Saturday, October 08, 2005

A fish, appreciating water

A long time ago in school I was told that the fall of the Roman Empire occurred so slowly that Roman citizens did not notice it happening. I doubt it - smart people those Romans: good engineers and good at politics.

Same thing today in the U.S. I just got back from a 10 day vacation on a cruise ship during which I had time to listen to several smart and attentive people's views on the housing bubble, the consumer credit bubble, and bad mistakes that our government is making when trying to minimize the damage from terrorism (BTW, as a friend pointed out while we were hiking today, terrorism is a technique, not a target that one can wage a conventional war on). Sure, some people are really stupid enough to accept the 10 second soundbites from the poor quality network news, etc. However, there are still plenty of smart people who are willing to set aside irrelevancies like their political party affiliations and simply try to figure out what is best for our country. People of different political beliefs respecting each other's opinions and talking and sharing ideas is a great American tradition that has been squelched by some professional political operatives in recent years - the ugly politics of division that we can fight against by simply respecting the views of others when they disagree with our own views. Only extremists and radicals are afraid to listen to differing points of view.

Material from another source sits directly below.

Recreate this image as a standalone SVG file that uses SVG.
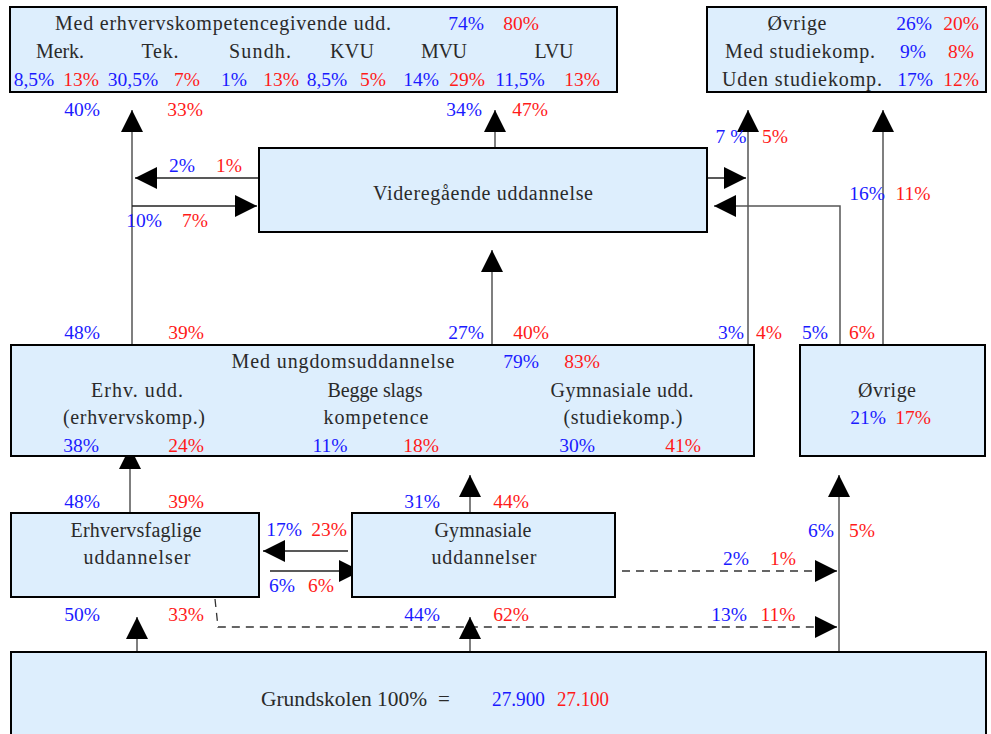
<svg xmlns="http://www.w3.org/2000/svg" width="991" height="734" viewBox="0 0 991 734">
<style>
.box{fill:#ddeefd;stroke:#000;stroke-width:2}
.lbl{font-family:"Liberation Serif",serif;font-size:20px;fill:#2a2a2a;text-anchor:middle}
.b{font-family:"Liberation Serif",serif;font-size:19.5px;fill:#1a1aff;text-anchor:middle}
.r{font-family:"Liberation Serif",serif;font-size:19.5px;fill:#ff1a1a;text-anchor:middle}
.ln{stroke:#555;stroke-width:1.5;fill:none}
.hl{stroke:#222;stroke-width:1.5;fill:none}
.dl{stroke:#333;stroke-width:1.3;fill:none;stroke-dasharray:8 6}
</style>
<defs>
<marker id="ah" markerUnits="userSpaceOnUse" markerWidth="22" markerHeight="22" refX="22" refY="11" orient="auto" viewBox="0 0 22 22"><path d="M0,0 L22,11 L0,22 z" fill="#000"/></marker>
</defs>
<rect width="991" height="734" fill="#fff"/>

<g id="connectors">
<line class="ln" x1="132" y1="345" x2="132" y2="110" marker-end="url(#ah)"/>
<line class="hl" x1="258" y1="178" x2="135" y2="178" marker-end="url(#ah)"/>
<line class="hl" x1="132" y1="206" x2="257" y2="206" marker-end="url(#ah)"/>
<line class="ln" x1="495" y1="148" x2="495" y2="110" marker-end="url(#ah)"/>
<line class="ln" x1="492" y1="345" x2="492" y2="250" marker-end="url(#ah)"/>
<line class="hl" x1="707" y1="178" x2="746" y2="178" marker-end="url(#ah)"/>
<line class="ln" x1="748" y1="345" x2="748" y2="110" marker-end="url(#ah)"/>
<polyline class="ln" points="840,345 840,206 714,206" marker-end="url(#ah)"/>
<line class="ln" x1="883" y1="345" x2="883" y2="110" marker-end="url(#ah)"/>
<line class="ln" x1="130" y1="512" x2="130" y2="447" marker-end="url(#ah)"/>
<line class="ln" x1="470" y1="512" x2="470" y2="475" marker-end="url(#ah)"/>
<line class="hl" x1="348" y1="551" x2="263" y2="551" marker-end="url(#ah)"/>
<line class="hl" x1="270" y1="571" x2="361" y2="571" marker-end="url(#ah)"/>
<line class="dl" x1="622" y1="571" x2="837" y2="571" marker-end="url(#ah)"/>
<polyline class="dl" points="215,599 218,627 837,627" marker-end="url(#ah)"/>
<line class="ln" x1="839" y1="652" x2="839" y2="475" marker-end="url(#ah)"/>
<line class="ln" x1="137" y1="652" x2="137" y2="617" marker-end="url(#ah)"/>
<line class="ln" x1="470" y1="652" x2="470" y2="617" marker-end="url(#ah)"/>
</g>

<g id="top-left">
<rect class="box" x="10" y="7" width="607" height="85"/>
<text class="lbl" x="223" y="30" textLength="336">Med erhvervskompetencegivende udd.</text>
<text class="b" x="466" y="30">74%</text><text class="r" x="521" y="30">80%</text>
<text class="lbl" x="60" y="58" textLength="48">Merk.</text>
<text class="lbl" x="160" y="58" textLength="37">Tek.</text>
<text class="lbl" x="260" y="58" textLength="62">Sundh.</text>
<text class="lbl" x="352" y="58" textLength="44">KVU</text>
<text class="lbl" x="444" y="58" textLength="46">MVU</text>
<text class="lbl" x="554" y="58" textLength="39">LVU</text>
<text class="b" x="34" y="86">8,5%</text><text class="r" x="81" y="86">13%</text>
<text class="b" x="133" y="86">30,5%</text><text class="r" x="187" y="86">7%</text>
<text class="b" x="234" y="86">1%</text><text class="r" x="281" y="86">13%</text>
<text class="b" x="327" y="86">8,5%</text><text class="r" x="373" y="86">5%</text>
<text class="b" x="421" y="86">14%</text><text class="r" x="467" y="86">29%</text>
<text class="b" x="520" y="86">11,5%</text><text class="r" x="582" y="86">13%</text>
</g>

<g id="top-right">
<rect class="box" x="707" y="7" width="279" height="85"/>
<text class="lbl" x="797" y="30" textLength="59">Øvrige</text>
<text class="b" x="914" y="30">26%</text><text class="r" x="961" y="30">20%</text>
<text class="lbl" x="800" y="58" textLength="150">Med studiekomp.</text>
<text class="b" x="913" y="58">9%</text><text class="r" x="961" y="58">8%</text>
<text class="lbl" x="802" y="86" textLength="160">Uden studiekomp.</text>
<text class="b" x="915" y="86">17%</text><text class="r" x="961" y="86">12%</text>
</g>

<g id="labels-upper">
<text class="b" x="82" y="116">40%</text><text class="r" x="185" y="116">33%</text>
<text class="b" x="464" y="116">34%</text><text class="r" x="530" y="116">47%</text>
<text class="b" x="731" y="143">7 %</text><text class="r" x="775" y="143">5%</text>
<text class="b" x="182" y="172">2%</text><text class="r" x="229" y="172">1%</text>
<text class="b" x="144" y="227">10%</text><text class="r" x="195" y="227">7%</text>
<text class="b" x="867" y="200">16%</text><text class="r" x="913" y="200">11%</text>
<text class="b" x="82" y="339">48%</text><text class="r" x="186" y="339">39%</text>
<text class="b" x="466" y="339">27%</text><text class="r" x="531" y="339">40%</text>
<text class="b" x="731" y="339">3%</text><text class="r" x="769" y="339">4%</text>
<text class="b" x="815" y="339">5%</text><text class="r" x="862" y="339">6%</text>
</g>

<g id="videregaaende">
<rect class="box" x="259" y="148" width="448" height="84"/>
<text class="lbl" x="483" y="200" textLength="220">Videregående uddannelse</text>
</g>

<g id="ungdom">
<rect class="box" x="11" y="345" width="743" height="111"/>
<text class="lbl" x="343" y="368" textLength="223">Med ungdomsuddannelse</text>
<text class="b" x="521" y="368">79%</text><text class="r" x="582" y="368">83%</text>
<text class="lbl" x="137" y="397" textLength="92">Erhv. udd.</text>
<text class="lbl" x="134" y="424" textLength="142">(erhvervskomp.)</text>
<text class="lbl" x="375" y="397" textLength="95">Begge slags</text>
<text class="lbl" x="376" y="424" textLength="105">kompetence</text>
<text class="lbl" x="622" y="397" textLength="143">Gymnasiale udd.</text>
<text class="lbl" x="623" y="424" textLength="119">(studiekomp.)</text>
<text class="b" x="81" y="452">38%</text><text class="r" x="186" y="452">24%</text>
<text class="b" x="330" y="452">11%</text><text class="r" x="421" y="452">18%</text>
<text class="b" x="577" y="452">30%</text><text class="r" x="683" y="452">41%</text>
</g>

<g id="ovrige">
<rect class="box" x="800" y="345" width="185" height="111"/>
<text class="lbl" x="887" y="397" textLength="58">Øvrige</text>
<text class="b" x="868" y="424">21%</text><text class="r" x="913" y="424">17%</text>
</g>

<g id="labels-lower">
<text class="b" x="82" y="508">48%</text><text class="r" x="186" y="508">39%</text>
<text class="b" x="422" y="508">31%</text><text class="r" x="511" y="508">44%</text>
<text class="b" x="284" y="536">17%</text><text class="r" x="329" y="536">23%</text>
<text class="b" x="282" y="592">6%</text><text class="r" x="321" y="592">6%</text>
<text class="b" x="821" y="537">6%</text><text class="r" x="862" y="537">5%</text>
<text class="b" x="736" y="565">2%</text><text class="r" x="783" y="565">1%</text>
<text class="b" x="82" y="621">50%</text><text class="r" x="186" y="621">33%</text>
<text class="b" x="422" y="621">44%</text><text class="r" x="511" y="621">62%</text>
<text class="b" x="729" y="621">13%</text><text class="r" x="778" y="621">11%</text>
</g>

<g id="erhvervsfaglige">
<rect class="box" x="11" y="513" width="248" height="84"/>
<text class="lbl" x="136" y="537" textLength="131">Erhvervsfaglige</text>
<text class="lbl" x="137" y="564" textLength="107">uddannelser</text>
</g>

<g id="gymnasiale">
<rect class="box" x="352" y="513" width="263" height="84"/>
<text class="lbl" x="483" y="537" textLength="97">Gymnasiale</text>
<text class="lbl" x="484" y="564" textLength="105">uddannelser</text>
</g>

<g id="grundskolen">
<rect class="box" x="11" y="652" width="975" height="90"/>
<text x="261" y="706" font-family="Liberation Serif, serif" font-size="21" fill="#2a2a2a" textLength="166" lengthAdjust="spacingAndGlyphs">Grundskolen 100%</text>
<text x="444" y="706" font-family="Liberation Serif, serif" font-size="21" fill="#2a2a2a" text-anchor="middle">=</text>
<text x="492" y="706" font-family="Liberation Serif, serif" font-size="20" fill="#1a1aff" textLength="53" lengthAdjust="spacingAndGlyphs">27.900</text>
<text x="557" y="706" font-family="Liberation Serif, serif" font-size="20" fill="#ff1a1a" textLength="52" lengthAdjust="spacingAndGlyphs">27.100</text>
</g>
</svg>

In trying to determine how our country can best protect the interests of our fellow citizens while also being a decent partner in an ever more integrated world, there are some very real dis-information hurdles to overcome; for example:
  • Trying to figure out what is really happening in the economy: every year our government (for both political and big business interests) removes more high priced items when calculating the poverty line, the rate of inflation, etc. Hard to believe, but the Bush administration has removed the cost of housing from the indices used to calculate the poverty line.
  • The "liberal press" is a thing of decades past - now, the news content that people in the U.S. see is so very tightly filtered in accordance with the business interests of the few mega-corporations who incidentally own the news media - now, one has to do a lot of work to fill in the many missing details. A lot of people simply do not have the time to make this effort.
  • We no longer know how our representatives in Congress vote - voice votes on controversial measures now seem to be the standard practice. Frankly, I think that it is a shame that both riders are allowed on legislation and that we can not easily find out how our representatives vote.
It amazes me how easily some people ignore obvious facts that contravene their expectations (or wants) for the future. In history, it was very recently that we watched the Soviet Union stumble because:
  • They allowed their foreign debt and trade balance to go way out of normal ranges.
  • The costs of living went up dramatically, reducing any 'middle class'
  • Military expenditures backrupted the country.
Sound like one country in the world right now?